— Start of Data extract —
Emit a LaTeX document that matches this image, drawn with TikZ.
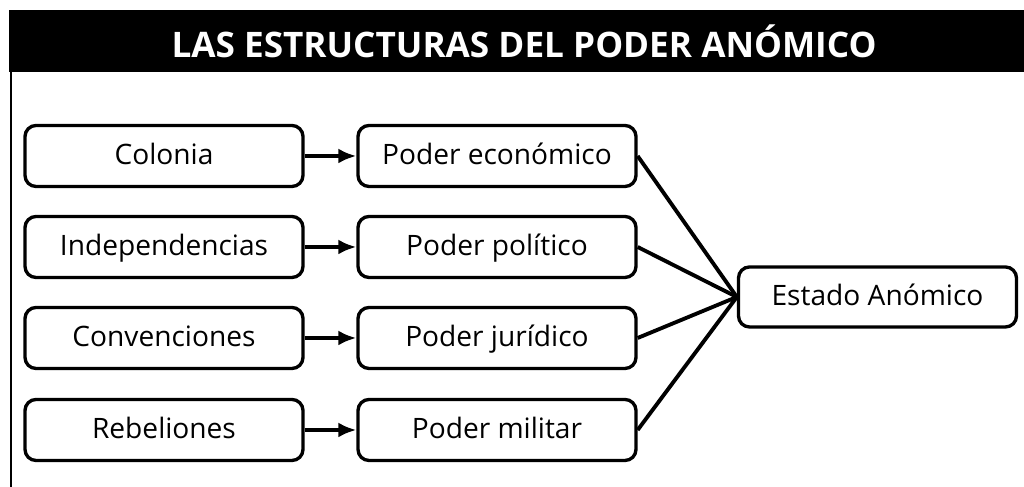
\documentclass[tikz,border=0pt]{standalone}
\usepackage{fontspec}
\setmainfont{Open Sans}
\usepackage{tikz}
\usetikzlibrary{arrows.meta}

\tikzset{
    caja/.style={draw, line width=1.9pt, rounded corners=0.22cm, minimum width=5.56cm,
        minimum height=1.22cm, inner sep=0pt, text height=1.0em, text depth=0em,
        font=\fontsize{16}{18}\selectfont},
    flecha/.style={-{Latex[length=0.36cm, width=0.3cm]}, line width=2.4pt},
    enlace/.style={line width=2.2pt}
}

\begin{document}
\begin{tikzpicture}
    \useasboundingbox (0,0) rectangle (20.48,9.74);

    % Title bar
    \fill[black] (0.18,8.30) rectangle (20.48,9.54);
    \node[text=white, font=\fontsize{20}{24}\selectfont\bfseries] (titulo) at (10.48,8.92) {LAS ESTRUCTURAS DEL PODER ANÓMICO};
    \draw[line width=1pt] (0.22,8.30) -- (0.22,0);

    % Causes
    \node[caja] (colonia) at (3.28,6.62) {Colonia};
    \node[caja] (indep) at (3.28,4.80) {Independencias};
    \node[caja] (conv) at (3.28,2.98) {Convenciones};
    \node[caja] (rebel) at (3.28,1.14) {Rebeliones};

    % Powers
    \node[caja] (economico) at (9.94,6.62) {Poder económico};
    \node[caja] (politico) at (9.94,4.80) {Poder político};
    \node[caja] (juridico) at (9.94,2.98) {Poder jurídico};
    \node[caja] (militar) at (9.94,1.14) {Poder militar};

    % Result
    \node[caja, minimum height=1.2cm] (estado) at (17.55,3.80) {Estado Anómico};

    % Arrows
    \draw[flecha] (colonia) -- (economico);
    \draw[flecha] (indep) -- (politico);
    \draw[flecha] (conv) -- (juridico);
    \draw[flecha] (rebel) -- (militar);

    \draw[enlace] (economico.east) -- (estado.west);
    \draw[enlace] (politico.east) -- (estado.west);
    \draw[enlace] (juridico.east) -- (estado.west);
    \draw[enlace] (militar.east) -- (estado.west);
\end{tikzpicture}
\end{document}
— End of Data extract —
** Work to do **
Please repeat exactly the data above from its first line to the line that contains "(0,0) rectangle (20.48,9.74);", inclusive, and leave every picture out.

** Final result **
Emit a LaTeX document that matches this image, drawn with TikZ.
\documentclass[tikz,border=0pt]{standalone}
\usepackage{fontspec}
\setmainfont{Open Sans}
\usepackage{tikz}
\usetikzlibrary{arrows.meta}

\tikzset{
    caja/.style={draw, line width=1.9pt, rounded corners=0.22cm, minimum width=5.56cm,
        minimum height=1.22cm, inner sep=0pt, text height=1.0em, text depth=0em,
        font=\fontsize{16}{18}\selectfont},
    flecha/.style={-{Latex[length=0.36cm, width=0.3cm]}, line width=2.4pt},
    enlace/.style={line width=2.2pt}
}

\begin{document}
\begin{tikzpicture}
    \useasboundingbox (0,0) rectangle (20.48,9.74);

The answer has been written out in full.